— What the task asks —
Copy every record below exactly as written, but leave out the pictures.

— Figure scripts —
<<<<

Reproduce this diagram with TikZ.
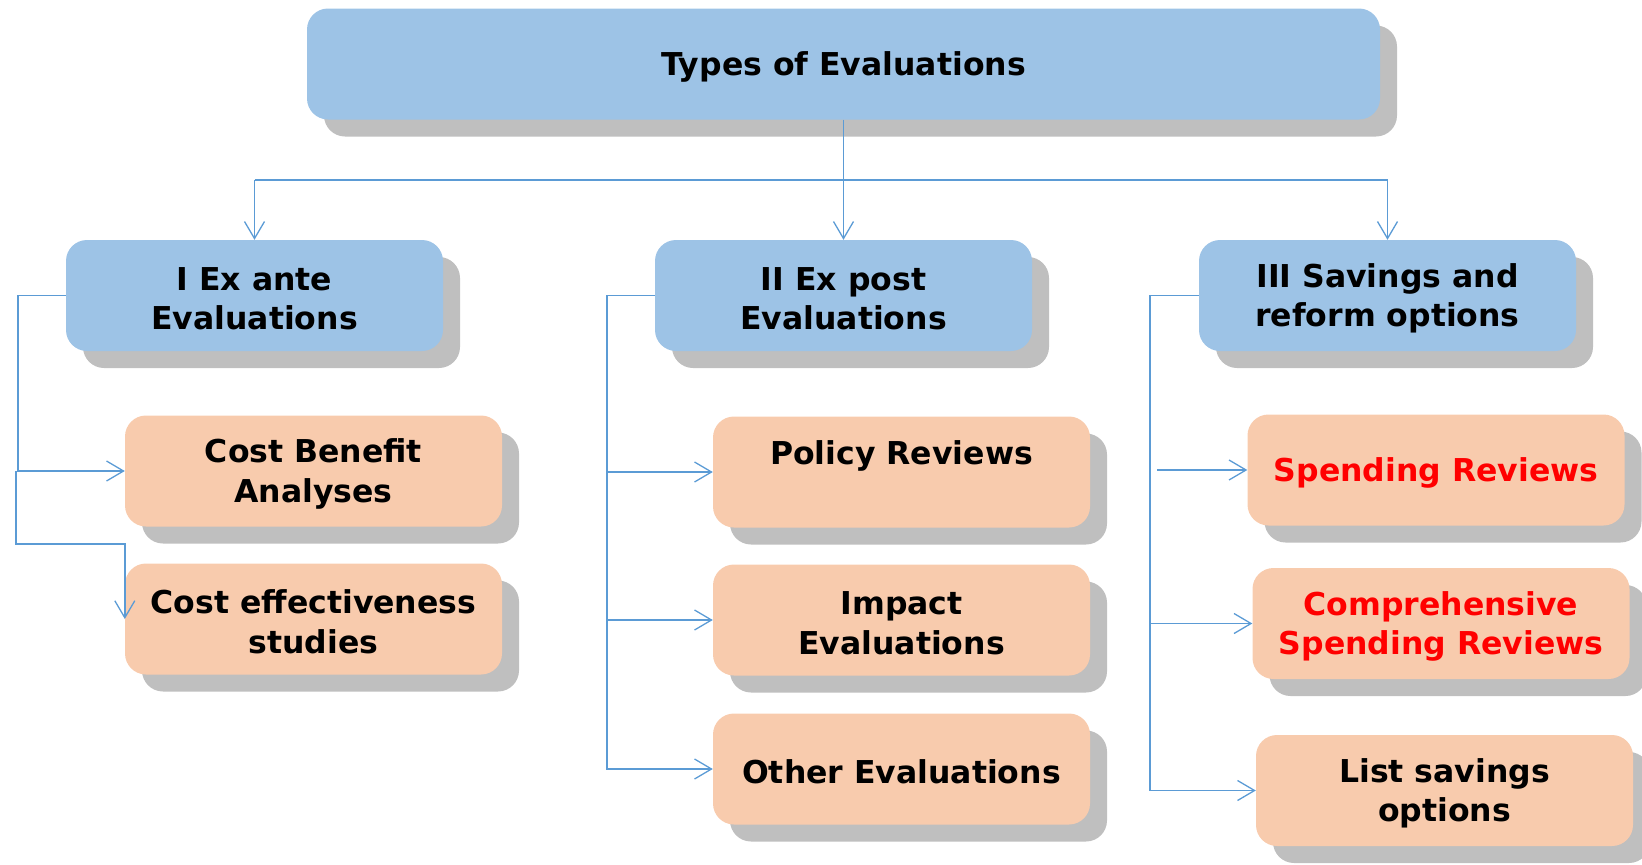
\documentclass[tikz,border=0pt]{standalone}
\usepackage{fontspec}
\setmainfont{DejaVu Sans}
\usetikzlibrary{arrows.meta,shadows}
\definecolor{cBlue}{HTML}{9DC3E6}
\definecolor{cOrange}{HTML}{F8CBAD}
\definecolor{cShadow}{HTML}{BFBFBF}
\definecolor{cLink}{HTML}{5B9BD5}
\definecolor{cRed}{HTML}{FF0000}
\newcommand{\mytopstrut}{\rule{0pt}{29.5pt}}
\begin{document}
\begin{tikzpicture}[x=1pt,y=-1pt,
  box/.style={rounded corners=21pt, minimum width=377pt, minimum height=111pt,
    align=center, inner sep=0pt,
    font=\fontsize{31.5}{39.5}\selectfont\bfseries,
    drop shadow={shadow xshift=17pt,shadow yshift=-17pt,fill=cShadow,opacity=1}},
  bluebox/.style={box, fill=cBlue},
  orangebox/.style={box, fill=cOrange},
  redtxt/.style={text=cRed},
  link/.style={draw=cLink, line width=1.4pt},
  arrowlink/.style={link, -{Straight Barb[length=17pt,width=20pt,line width=1.3pt]}}
]
\useasboundingbox (0,0) rectangle (1642,865);

% top
\node[bluebox, minimum width=1073pt] (top) at (843.5,64) {\mytopstrut Types of Evaluations};

% level 1
\node[bluebox] (i)   at (254.5,295.5)  {\mytopstrut I Ex ante\\Evaluations};
\node[bluebox] (ii)  at (843.5,295.5)  {\mytopstrut II Ex post\\Evaluations};
\node[bluebox] (iii) at (1387.5,295.5) {\mytopstrut III Savings and\\reform options};

% left column
\node[orangebox] (cb) at (313.5,471) {\mytopstrut Cost Benefit\\Analyses};
\node[orangebox] (ce) at (313.5,619) {\mytopstrut Cost effectiveness\\studies};

% middle column
\node[orangebox] (pr) at (901.5,472) {Policy Reviews\\\mbox{}};
\node[orangebox] (ie) at (901.5,620) {\mytopstrut Impact\\Evaluations};
\node[orangebox] (oe) at (901.5,769) {\mytopstrut Other Evaluations};

% right column
\node[orangebox, redtxt] (sr) at (1436,470)   {\mytopstrut Spending Reviews};
\node[orangebox, redtxt] (cs) at (1441,623.5) {\mytopstrut Comprehensive\\Spending Reviews};
\node[orangebox] (ls) at (1444.5,790.5) {\mytopstrut List savings\\options};

% coordinates for connector rails
\coordinate (hy) at (0,180);
\coordinate (lx) at (16,0);
\coordinate (ly) at (0,544);
\coordinate (mx) at (607,0);
\coordinate (rx) at (1150,0);
\coordinate (rs) at (1157,0);

% top connectors
\draw[arrowlink] (top.south) -- (ii.north);
\draw[link] (i.north |- hy) -- (iii.north |- hy);
\draw[arrowlink] (i.north |- hy) -- (i.north);
\draw[arrowlink] (iii.north |- hy) -- (iii.north);

% left connectors
\draw[arrowlink] (i.west) -- ++(-48,0) |- (cb.west);
\draw[arrowlink] (lx |- cb.west) -- (lx |- ly) -| (ce.west);

% middle connectors
\draw[arrowlink] (ii.west) -- (mx |- ii.west) |- (oe.west);
\draw[arrowlink] (mx |- pr.west) -- (pr.west);
\draw[arrowlink] (mx |- ie.west) -- (ie.west);

% right connectors
\draw[arrowlink] (iii.west) -- (rx |- iii.west) |- (ls.west);
\draw[arrowlink] (rs |- sr.west) -- (sr.west);
\draw[arrowlink] (rx |- cs.west) -- (cs.west);
\end{tikzpicture}
\end{document}
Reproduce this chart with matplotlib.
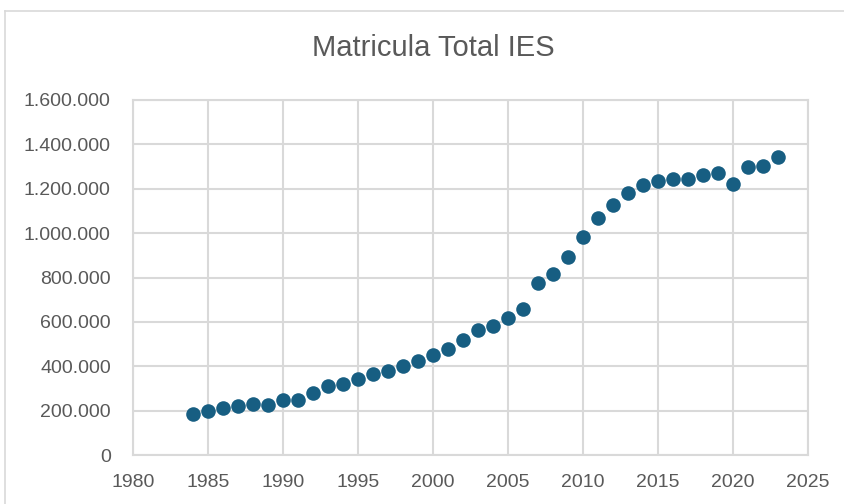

>>>>

— Exercise answer —
Reproduce this diagram with TikZ.
\documentclass[tikz,border=0pt]{standalone}
\usepackage{fontspec}
\setmainfont{DejaVu Sans}
\usetikzlibrary{arrows.meta,shadows}
\definecolor{cBlue}{HTML}{9DC3E6}
\definecolor{cOrange}{HTML}{F8CBAD}
\definecolor{cShadow}{HTML}{BFBFBF}
\definecolor{cLink}{HTML}{5B9BD5}
\definecolor{cRed}{HTML}{FF0000}
\newcommand{\mytopstrut}{\rule{0pt}{29.5pt}}
\begin{document}
\begin{tikzpicture}[x=1pt,y=-1pt,
  box/.style={rounded corners=21pt, minimum width=377pt, minimum height=111pt,
    align=center, inner sep=0pt,
    font=\fontsize{31.5}{39.5}\selectfont\bfseries,
    drop shadow={shadow xshift=17pt,shadow yshift=-17pt,fill=cShadow,opacity=1}},
  bluebox/.style={box, fill=cBlue},
  orangebox/.style={box, fill=cOrange},
  redtxt/.style={text=cRed},
  link/.style={draw=cLink, line width=1.4pt},
  arrowlink/.style={link, -{Straight Barb[length=17pt,width=20pt,line width=1.3pt]}}
]
\useasboundingbox (0,0) rectangle (1642,865);

% top
\node[bluebox, minimum width=1073pt] (top) at (843.5,64) {\mytopstrut Types of Evaluations};

% level 1
\node[bluebox] (i)   at (254.5,295.5)  {\mytopstrut I Ex ante\\Evaluations};
\node[bluebox] (ii)  at (843.5,295.5)  {\mytopstrut II Ex post\\Evaluations};
\node[bluebox] (iii) at (1387.5,295.5) {\mytopstrut III Savings and\\reform options};

% left column
\node[orangebox] (cb) at (313.5,471) {\mytopstrut Cost Benefit\\Analyses};
\node[orangebox] (ce) at (313.5,619) {\mytopstrut Cost effectiveness\\studies};

% middle column
\node[orangebox] (pr) at (901.5,472) {Policy Reviews\\\mbox{}};
\node[orangebox] (ie) at (901.5,620) {\mytopstrut Impact\\Evaluations};
\node[orangebox] (oe) at (901.5,769) {\mytopstrut Other Evaluations};

% right column
\node[orangebox, redtxt] (sr) at (1436,470)   {\mytopstrut Spending Reviews};
\node[orangebox, redtxt] (cs) at (1441,623.5) {\mytopstrut Comprehensive\\Spending Reviews};
\node[orangebox] (ls) at (1444.5,790.5) {\mytopstrut List savings\\options};

% coordinates for connector rails
\coordinate (hy) at (0,180);
\coordinate (lx) at (16,0);
\coordinate (ly) at (0,544);
\coordinate (mx) at (607,0);
\coordinate (rx) at (1150,0);
\coordinate (rs) at (1157,0);

% top connectors
\draw[arrowlink] (top.south) -- (ii.north);
\draw[link] (i.north |- hy) -- (iii.north |- hy);
\draw[arrowlink] (i.north |- hy) -- (i.north);
\draw[arrowlink] (iii.north |- hy) -- (iii.north);

% left connectors
\draw[arrowlink] (i.west) -- ++(-48,0) |- (cb.west);
\draw[arrowlink] (lx |- cb.west) -- (lx |- ly) -| (ce.west);

% middle connectors
\draw[arrowlink] (ii.west) -- (mx |- ii.west) |- (oe.west);
\draw[arrowlink] (mx |- pr.west) -- (pr.west);
\draw[arrowlink] (mx |- ie.west) -- (ie.west);

% right connectors
\draw[arrowlink] (iii.west) -- (rx |- iii.west) |- (ls.west);
\draw[arrowlink] (rs |- sr.west) -- (sr.west);
\draw[arrowlink] (rx |- cs.west) -- (cs.west);
\end{tikzpicture}
\end{document}
Reproduce this chart with matplotlib.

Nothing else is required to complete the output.